Input records:

====

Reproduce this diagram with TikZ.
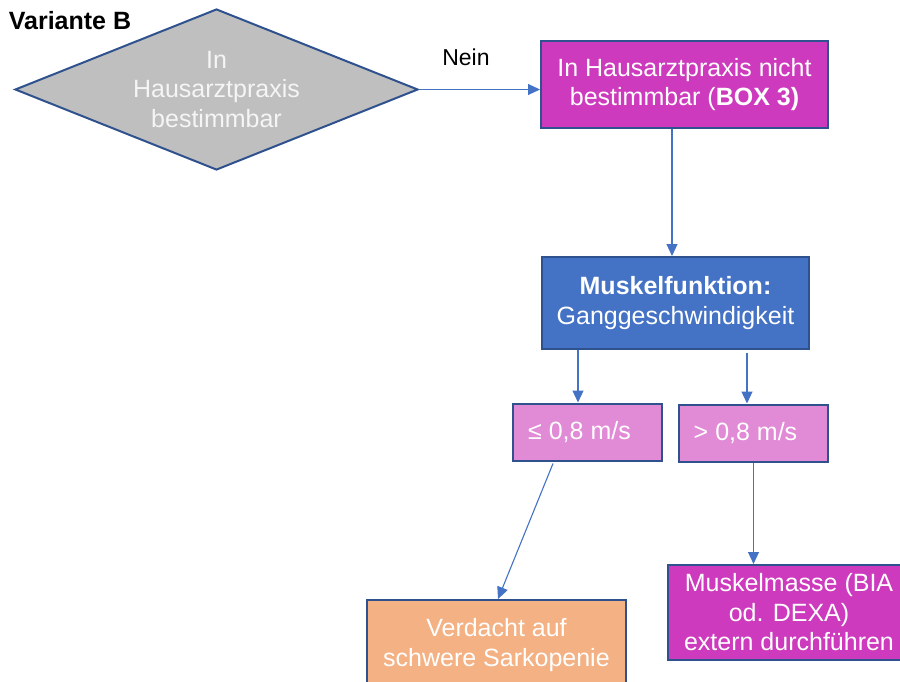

====

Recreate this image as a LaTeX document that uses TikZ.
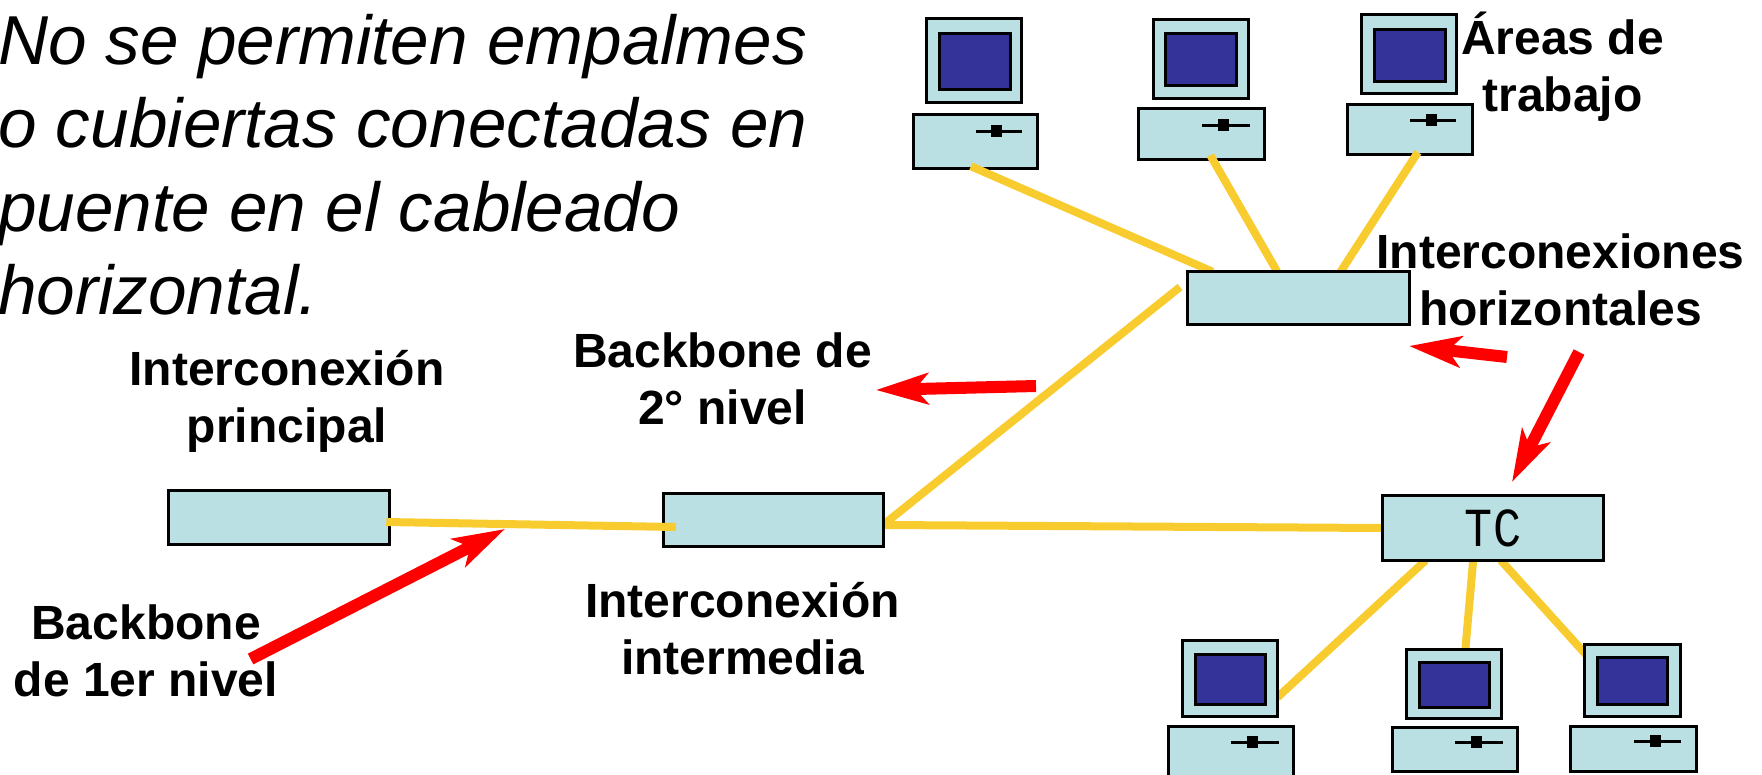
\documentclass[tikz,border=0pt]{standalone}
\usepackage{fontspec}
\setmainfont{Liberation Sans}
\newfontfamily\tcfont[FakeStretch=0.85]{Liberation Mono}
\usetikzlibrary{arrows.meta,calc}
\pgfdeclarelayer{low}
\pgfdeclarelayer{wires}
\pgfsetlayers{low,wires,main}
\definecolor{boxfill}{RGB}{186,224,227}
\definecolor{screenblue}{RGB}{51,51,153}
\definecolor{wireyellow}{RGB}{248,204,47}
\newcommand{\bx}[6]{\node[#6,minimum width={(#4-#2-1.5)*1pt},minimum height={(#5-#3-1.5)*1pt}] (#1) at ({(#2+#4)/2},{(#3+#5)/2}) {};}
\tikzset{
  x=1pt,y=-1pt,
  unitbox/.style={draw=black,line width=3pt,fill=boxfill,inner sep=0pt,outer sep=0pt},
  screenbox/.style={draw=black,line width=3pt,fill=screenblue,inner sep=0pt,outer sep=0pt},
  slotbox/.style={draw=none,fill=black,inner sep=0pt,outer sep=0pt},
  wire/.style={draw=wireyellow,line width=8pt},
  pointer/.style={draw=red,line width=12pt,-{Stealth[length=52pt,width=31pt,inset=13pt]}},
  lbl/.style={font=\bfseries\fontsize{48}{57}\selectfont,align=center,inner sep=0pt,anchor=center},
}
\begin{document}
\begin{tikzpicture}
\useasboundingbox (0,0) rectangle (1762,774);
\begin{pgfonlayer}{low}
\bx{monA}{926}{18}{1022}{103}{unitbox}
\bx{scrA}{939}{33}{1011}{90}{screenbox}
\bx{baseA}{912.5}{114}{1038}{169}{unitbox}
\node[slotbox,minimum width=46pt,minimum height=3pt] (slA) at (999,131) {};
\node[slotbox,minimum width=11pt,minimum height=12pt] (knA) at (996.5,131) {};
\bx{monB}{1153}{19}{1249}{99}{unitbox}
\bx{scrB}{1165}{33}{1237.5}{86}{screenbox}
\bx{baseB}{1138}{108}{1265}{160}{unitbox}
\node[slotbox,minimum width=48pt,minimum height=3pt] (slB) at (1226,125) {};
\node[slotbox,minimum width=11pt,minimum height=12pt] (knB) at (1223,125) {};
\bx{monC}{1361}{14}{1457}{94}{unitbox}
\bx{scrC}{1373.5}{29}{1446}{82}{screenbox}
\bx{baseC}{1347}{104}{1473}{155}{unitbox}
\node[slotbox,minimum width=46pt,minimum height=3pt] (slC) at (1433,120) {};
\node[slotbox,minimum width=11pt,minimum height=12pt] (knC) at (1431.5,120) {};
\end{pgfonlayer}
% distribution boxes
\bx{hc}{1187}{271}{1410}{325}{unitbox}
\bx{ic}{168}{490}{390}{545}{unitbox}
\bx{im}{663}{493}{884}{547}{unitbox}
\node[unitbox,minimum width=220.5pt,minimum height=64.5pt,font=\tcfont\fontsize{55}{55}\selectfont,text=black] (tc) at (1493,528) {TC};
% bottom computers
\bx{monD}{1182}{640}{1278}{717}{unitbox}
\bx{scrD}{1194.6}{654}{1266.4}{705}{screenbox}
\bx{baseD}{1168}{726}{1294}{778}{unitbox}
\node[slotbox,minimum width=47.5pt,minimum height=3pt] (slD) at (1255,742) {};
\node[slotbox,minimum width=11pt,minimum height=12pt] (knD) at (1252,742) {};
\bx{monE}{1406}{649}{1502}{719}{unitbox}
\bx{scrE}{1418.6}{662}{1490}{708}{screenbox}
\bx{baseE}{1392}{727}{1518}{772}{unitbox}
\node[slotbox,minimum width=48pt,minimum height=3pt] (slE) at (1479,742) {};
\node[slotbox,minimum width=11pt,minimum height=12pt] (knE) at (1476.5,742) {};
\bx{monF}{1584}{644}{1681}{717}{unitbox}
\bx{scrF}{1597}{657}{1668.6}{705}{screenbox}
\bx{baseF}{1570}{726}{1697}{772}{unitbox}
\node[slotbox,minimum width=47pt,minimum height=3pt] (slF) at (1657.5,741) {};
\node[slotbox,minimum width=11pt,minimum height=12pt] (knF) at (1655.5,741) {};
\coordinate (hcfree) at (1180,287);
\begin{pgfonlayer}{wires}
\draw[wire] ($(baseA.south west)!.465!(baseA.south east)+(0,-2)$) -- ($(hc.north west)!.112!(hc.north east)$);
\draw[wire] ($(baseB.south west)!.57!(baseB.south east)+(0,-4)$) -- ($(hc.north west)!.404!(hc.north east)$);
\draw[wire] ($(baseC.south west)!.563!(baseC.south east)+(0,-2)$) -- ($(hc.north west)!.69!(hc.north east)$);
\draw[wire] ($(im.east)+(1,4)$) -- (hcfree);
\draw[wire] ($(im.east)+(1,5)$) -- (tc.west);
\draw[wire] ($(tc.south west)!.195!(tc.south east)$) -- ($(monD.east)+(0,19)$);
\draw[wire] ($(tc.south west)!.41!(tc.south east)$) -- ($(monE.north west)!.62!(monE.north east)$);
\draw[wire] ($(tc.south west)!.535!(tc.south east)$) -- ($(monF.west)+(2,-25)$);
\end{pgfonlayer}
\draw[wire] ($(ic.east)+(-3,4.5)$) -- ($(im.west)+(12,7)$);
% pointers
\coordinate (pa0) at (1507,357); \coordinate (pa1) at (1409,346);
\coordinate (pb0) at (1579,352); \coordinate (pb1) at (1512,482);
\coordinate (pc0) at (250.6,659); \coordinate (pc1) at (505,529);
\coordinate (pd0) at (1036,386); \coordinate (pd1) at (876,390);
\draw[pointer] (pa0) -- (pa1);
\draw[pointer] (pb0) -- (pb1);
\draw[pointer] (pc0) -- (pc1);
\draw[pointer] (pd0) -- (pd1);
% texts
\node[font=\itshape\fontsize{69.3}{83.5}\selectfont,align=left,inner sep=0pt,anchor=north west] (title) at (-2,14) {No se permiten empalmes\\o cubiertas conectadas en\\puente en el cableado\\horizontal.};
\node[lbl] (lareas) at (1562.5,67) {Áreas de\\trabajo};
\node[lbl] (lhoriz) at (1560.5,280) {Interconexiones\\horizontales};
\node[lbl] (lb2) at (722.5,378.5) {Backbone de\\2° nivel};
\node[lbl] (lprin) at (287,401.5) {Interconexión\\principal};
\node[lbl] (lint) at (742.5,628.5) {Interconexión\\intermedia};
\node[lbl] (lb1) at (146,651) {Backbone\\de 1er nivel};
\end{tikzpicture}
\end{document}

====

Work instructions: Show all lines from the listing above in which "this" appears.

The reply:
Reproduce this diagram with TikZ.
Recreate this image as a LaTeX document that uses TikZ.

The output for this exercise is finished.